Speakers: Meg Gotowski (MIT) & Kristen Syrett (Rutgers)
Time: Thursday 10/13, 12:30-1:50pm
Zoom link: https://mit.zoom.us/j/96548700087
In-person location: 32-D461
Title: It is daxy to learn adjectives, and learning adjectives is daxy for everyone: Syntactic frames support the acquisition of adjective meaning.
Abstract: How do children learn the meaning of adjectives like fun or delicious? These are adjectives that are context-dependent and speaker-dependent, encoding both gradability and subjectivity. For this reason, subjective such as these adjectives pose a challenge for word learning, given that they do not have a fixed referent. An influential theory in the word learning literature is syntactic bootstrapping, which claims that learners recruit the syntactic environment in which a word is found in order to deduce its meaning (Landau & Gleitman 1985). While syntactic bootstrapping has been examined extensively in regard to verb learning (Gleitman 1990; Fisher 2002; Gleitman et al. 2005), adjectives have received considerably less attention—and previous studies have also conflated syntactic and semantic information (such as animacy, Becker et al. 2012). In this research, we focus on subjective adjectives as a case study for analyzing the influence of the syntax alone within the adjectival domain.

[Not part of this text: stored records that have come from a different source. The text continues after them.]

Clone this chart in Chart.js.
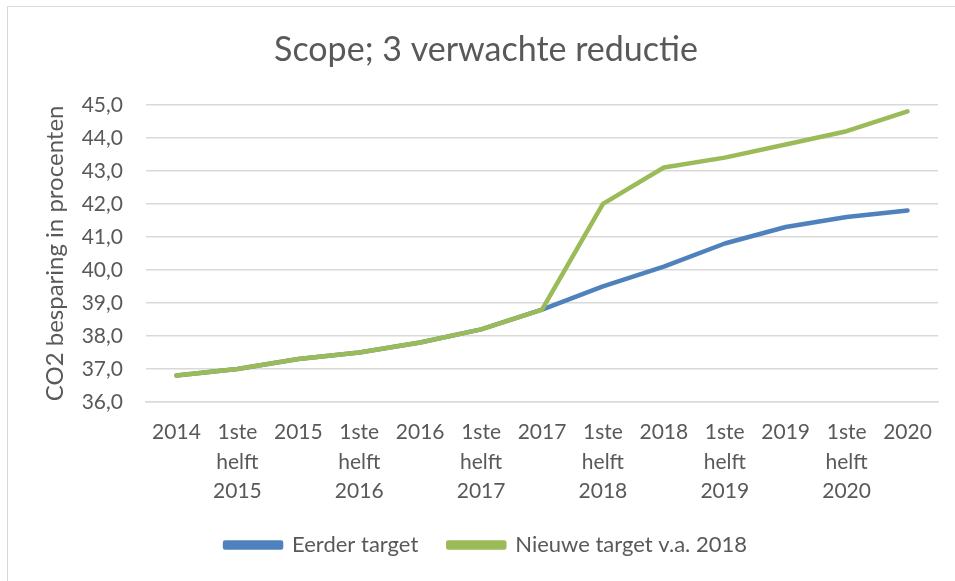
<!DOCTYPE html>
<html>
<head>
<meta charset="utf-8">
<script src="https://cdn.jsdelivr.net/npm/chart.js@4.4.1/dist/chart.umd.min.js"></script>
<style>
    html, body { margin: 0; padding: 0; background: #fff; }
    .frame {
        position: absolute; left: 7px; top: 6px; width: 980px; height: 600px;
        border: 1px solid #d9d9d9;
    }
    .chart-box { position: absolute; left: 0; top: 0; width: 955px; height: 581px; }
</style>
</head>
<body>
    <div class="frame"></div>
    <div class="chart-box">
        <canvas id="lineChart"></canvas>
    </div>

    <script>
        // Données
        const periods = [
            ['2014'], ['1ste', 'helft', '2015'], ['2015'], ['1ste', 'helft', '2016'],
            ['2016'], ['1ste', 'helft', '2017'], ['2017'], ['1ste', 'helft', '2018'],
            ['2018'], ['1ste', 'helft', '2019'], ['2019'], ['1ste', 'helft', '2020'], ['2020']
        ];
        const eerderTarget = [36.8, 37.0, 37.3, 37.5, 37.8, 38.2, 38.8, 39.5, 40.1, 40.8, 41.3, 41.6, 41.8];
        const nieuweTarget = [36.8, 37.0, 37.3, 37.5, 37.8, 38.2, 38.8, 42.0, 43.1, 43.4, 43.8, 44.2, 44.8];
        const yTicks = [36, 37, 38, 39, 40, 41, 42, 43, 44, 45];

        const textColor = '#595959';
        const gridColor = '#d9d9d9';
        const fontFamily = 'Lato, "Open Sans", sans-serif';

        const ctx = document.getElementById('lineChart').getContext('2d');
        const chart = new Chart(ctx, {
            type: 'line',
            data: {
                labels: periods,
                datasets: [{
                    label: 'Eerder target',
                    data: eerderTarget,
                    borderColor: '#4f81bd',
                    backgroundColor: '#4f81bd',
                    borderWidth: 4.5,
                    pointRadius: 0,
                    borderCapStyle: 'round',
                    borderJoinStyle: 'round',
                    order: 1
                }, {
                    label: 'Nieuwe target v.a. 2018',
                    data: nieuweTarget,
                    borderColor: '#9bbb59',
                    backgroundColor: '#9bbb59',
                    borderWidth: 4.5,
                    pointRadius: 0,
                    borderCapStyle: 'round',
                    borderJoinStyle: 'round',
                    order: 0   // groene lijn bovenop
                }]
            },
            options: {
                responsive: true,
                maintainAspectRatio: false,
                animation: false,
                layout: { padding: { left: 34, right: 17, top: 0, bottom: 15 } },
                plugins: {
                    title: {
                        display: true,
                        text: 'Scope; 3 verwachte reductie',
                        color: textColor,
                        font: { family: fontFamily, size: 34, weight: 'normal' },
                        padding: { top: 30, bottom: 34 }
                    },
                    legend: {
                        position: 'bottom',
                        labels: {
                            color: textColor,
                            font: { family: fontFamily, size: 22 },
                            boxWidth: 56,
                            boxHeight: 5,
                            padding: 30,
                            sort: (a, b) => a.datasetIndex - b.datasetIndex
                        }
                    },
                    tooltip: { enabled: false }
                },
                scales: {
                    x: {
                        offset: true,
                        afterFit: axis => { axis.height = 102; },
                        grid: { display: false, drawTicks: false },
                        border: { color: gridColor, width: 1.5 },
                        ticks: {
                            color: textColor,
                            font: { family: fontFamily, size: 21, lineHeight: 1.4 },
                            maxRotation: 0,
                            autoSkip: false,
                            padding: 16
                        }
                    },
                    y: {
                        min: 36,
                        max: 45,
                        afterBuildTicks: axis => { axis.ticks = yTicks.map(v => ({ value: v })); },
                        afterFit: axis => { axis.width = 112; },
                        title: {
                            display: true,
                            text: 'CO2 besparing in procenten',
                            color: textColor,
                            font: { family: fontFamily, size: 24 },
                            padding: { top: 7, bottom: 0 }
                        },
                        grid: { color: gridColor, lineWidth: 1.5, drawTicks: false },
                        border: { display: false },
                        ticks: {
                            color: textColor,
                            font: { family: fontFamily, size: 21 },
                            padding: 23,
                            callback: v => v.toFixed(1).replace('.', ',')
                        }
                    }
                }
            }
        });
    </script>
</body>
</html>
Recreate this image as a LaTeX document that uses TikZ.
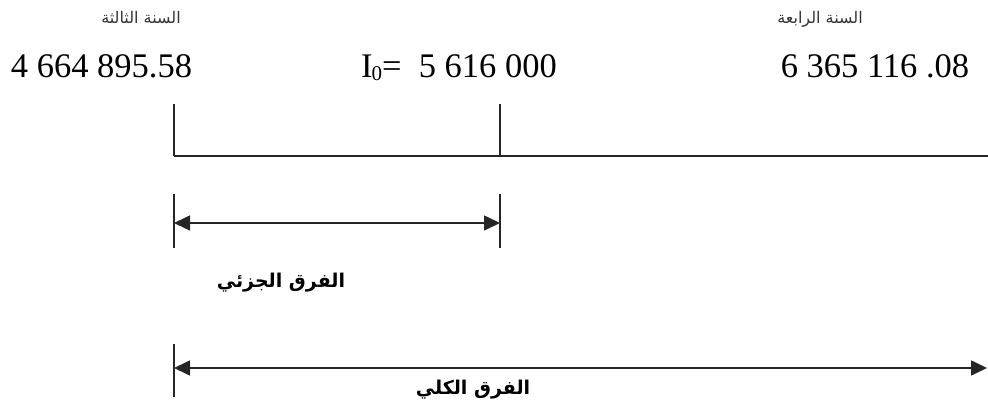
\documentclass[tikz,border=0pt]{standalone}
\usepackage{fontspec}
\setmainfont{Liberation Serif}
\newfontfamily\arabicfont[Script=Arabic]{DejaVu Sans}
\TeXXeTstate=1
\usetikzlibrary{arrows.meta}
\begin{document}
\begin{tikzpicture}[x=1pt,y=-1pt,
  ln/.style={line width=1.6pt,draw=black!85},
  dim/.style={line width=1.6pt,draw=black!85,{Triangle[length=16pt,width=15pt]}-{Triangle[length=16pt,width=15pt]}},
  hdr/.style={inner sep=0pt,anchor=base,font=\arabicfont\fontsize{16}{19}\selectfont,text=black!80},
  num/.style={inner sep=0pt,anchor=base,font=\fontsize{34.5}{40}\selectfont},
  lbl/.style={inner sep=0pt,anchor=base,font=\arabicfont\bfseries\fontsize{19}{23}\selectfont}]
\useasboundingbox (0,0) rectangle (988,409);
% headers
\node[hdr] (h3) at (141,24) {\beginR السنة الثالثة\endR};
\node[hdr] (h4) at (820,24) {\beginR السنة الرابعة\endR};
% numbers
\node[num] (n3) at (101.5,78) {4 664 895.58};
\node[num] (n0) at (459,78) {I\kern-1pt\raisebox{-3pt}{\fontsize{21}{21}\selectfont 0}=\ \ 5 616 000};
\node[num] (n4) at (875,78) {6 365 116 .08};
% axis
\coordinate (a0) at (174,104);
\coordinate (a1) at (174,156);
\coordinate (b0) at (500,104);
\coordinate (b1) at (500,156);
\coordinate (e1) at (988,156);
\draw[ln] (a0) -- (a1);
\draw[ln] (b0) -- (b1);
\draw[ln] (a1) -- (e1);
% partial difference
\coordinate (p0) at (174,194);
\coordinate (p1) at (174,248);
\coordinate (q0) at (500,194);
\coordinate (q1) at (500,248);
\coordinate (pl) at (174,223);
\coordinate (pr) at (500,223);
\draw[ln] (p0) -- (p1);
\draw[ln] (q0) -- (q1);
\draw[dim] (pl) -- (pr);
\node[lbl] (lp) at (281,287) {\beginR الفرق الجزئي\endR};
% total difference
\coordinate (t0) at (174,344);
\coordinate (t1) at (174,397);
\coordinate (tl) at (174,368);
\coordinate (tr) at (987,368);
\draw[ln] (t0) -- (t1);
\draw[dim] (tl) -- (tr);
\node[lbl] (lt) at (473,394) {\beginR الفرق الكلي\endR};
\end{tikzpicture}
\end{document}
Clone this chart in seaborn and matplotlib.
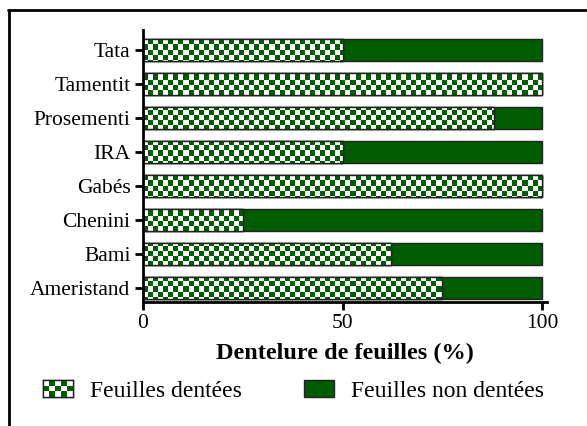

We discuss the results of a word learning experiment modeled after the Human Simulation Paradigm (Gillette et al. 1999), during which participants were presented with a novel adjective in a set of syntactic frames. Each set of frames crucially reflected the unique distributional signature of five different subclasses of subjective adjectives (Bylinina 2014). Participants demonstrated a sensitivity to these frames, and reliably recruited the syntax in order to narrow down the potential meanings for the novel adjectives, offering responses consistent with the set of frames provided—while becoming increasingly confident in their responses after encountering the adjective across multiple frames.